The Zubin Mehta concert, I am told by a friend who is well-versed in Western classical music, was, of course, in a class by itself. The Bombay-born Parsi music-maker has conducted the Western world’s best known orchestras almost in every part of the world for nearly three decades, and his presence always considered a musical event. His concerts are sold out months in advance, treated as a high point every calendar year and breathlessly awaited by the cognoscenti.
And being a sensitive person he more than made up for the lack of vision of his Srinagar hosts, by breaking into “Mumbaiya” Hindustani to say that he would like to perform for the people of Kashmir again, in the near future, if asked to. Mehta said he would invite musicians who performed at the rival Srinagar concert to join him at his next in Kashmir, if it materializes. “I didn’t come to Kashmir, Kashmir called me”, he said in tapori- Mumbaiya.
My problem with the concert is with its timing and the State Government, with admission restricted to invitees only; almost only half of the 2,000 were flown in from Delhi by the German Embassy and the other half “a musically illiterate” bunch of Ministers and bureaucrats from the within the State.
The discomfort of the invited audience was apparent with people shifting in their seats or engaged in exchanging pleasantries (in low tone’s thankfully) and listlessly clapping – and wrongly at that – whenever there was the usual musical pauses, mistaking it for the end of a particular piece.
My mind went back in time when I had seen the legendary violinist Yehudi Menuhin taken aback and wondering why his Delhi audience started cheering in the middle of one such pause. Even Zubin Mehta, I have seen in Delhi on an earlier visit, was subjected to similar indignity by the audience which clapped each time there was a pause with absolutely no indication from the stage that the rendering of a piece had ended.
I would have forgiven ordinary, lay Kashmiri or Delhi listeners were it not for the fact that they had been invited to such a high profile event which in fact was more of an exercise in public relations.
As it is the members of the Bavarian State Orchestra, have publicly protested the way they were “misled” into believing that it was a goodwill concert and nothing more. That’s why they did not charge their usual fees for performing in the Srinagar concert.
The German Ambassador and the Kashmir Chief Minister must introspect whether it was right to have hosted the concert in an atmosphere marked by deep-rooted mistrust and continuing violence in parts of the valley. Zubin Mehta, has for his part, offered to perform for the people of Kashmir again, if asked to, and without charging anything for the effort. Behind his smiling visage he was obviously hiding his dismay at what took place elsewhere in the host city just as he was performing.
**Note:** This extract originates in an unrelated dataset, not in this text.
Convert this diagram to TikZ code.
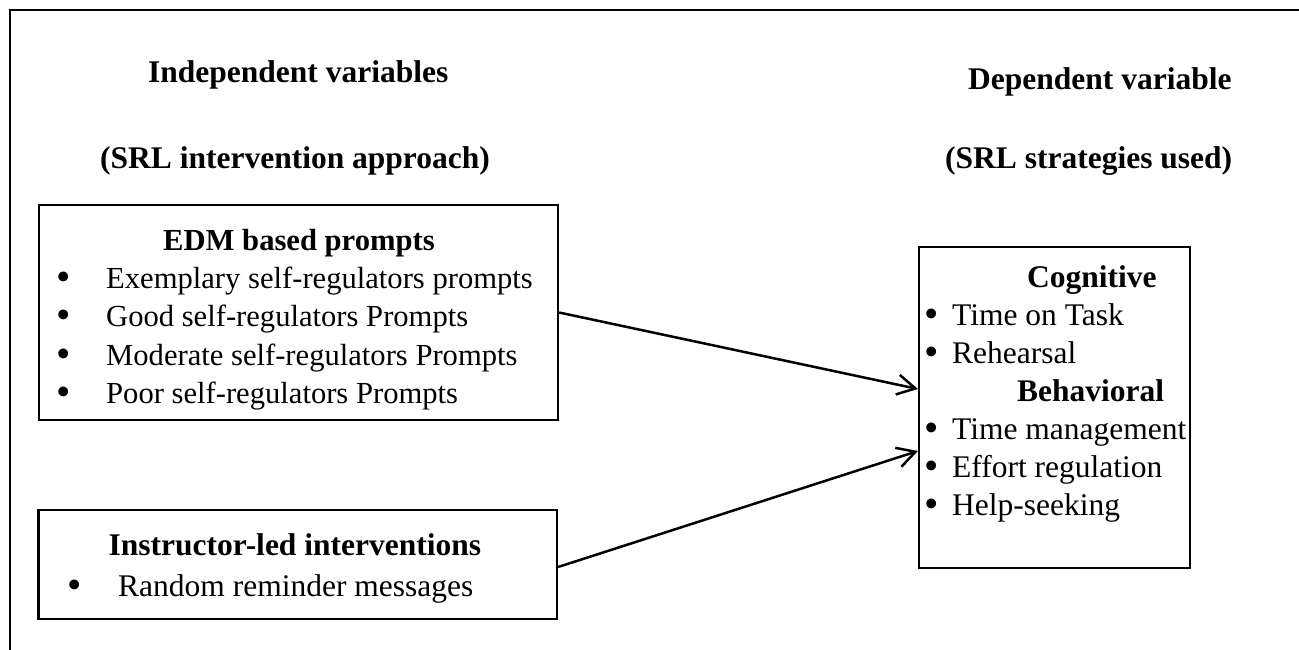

And come to think for it, I don’t believe that the resentment expressed by some members of civil society owes its origin entirely to the post-1990 terror and counter-terror activities in the State. I remember some 20 years earlier, before militancy hit the State, the Indian cricket team being forced to abandon an international commitment in Srinagar when the restive crowd chose to become unruly. They were not driven by terror or the missing youth then; it was an expression of the resentment or sense of alienation most Kashmiri Muslims in the valley carry in their bosoms when routinely treated as a part of the Indian milieu.
I am not saying if this is right or wrong but it is a fact that the match against the visiting team (was it the West Indies?) was abandoned. If you apply that yardstick to the protest by the civil society group against the Zubin Mehta concert it was very civilized, indeed, no shoes or chappals hurled, as they were, when Gavaskar and Co. were booed out of the ground.
All said and done the Zubin Mehta concert turned out to be an overwhelming embarrassment for the German Embassy, the Kashmir government not to mention the Ministry of External Affairs which obviously must have blessed the project. Revealing the mindset of the joint-hosts were unmindful of the reaction the concert evoked they chose to treat the Kashmiri artistes who were part of the concert but were less than welcome at the Chief Minister’s dinner in honour of the musicians led by Zubin Mehta. Believe it or not they were told as much in no uncertain terms.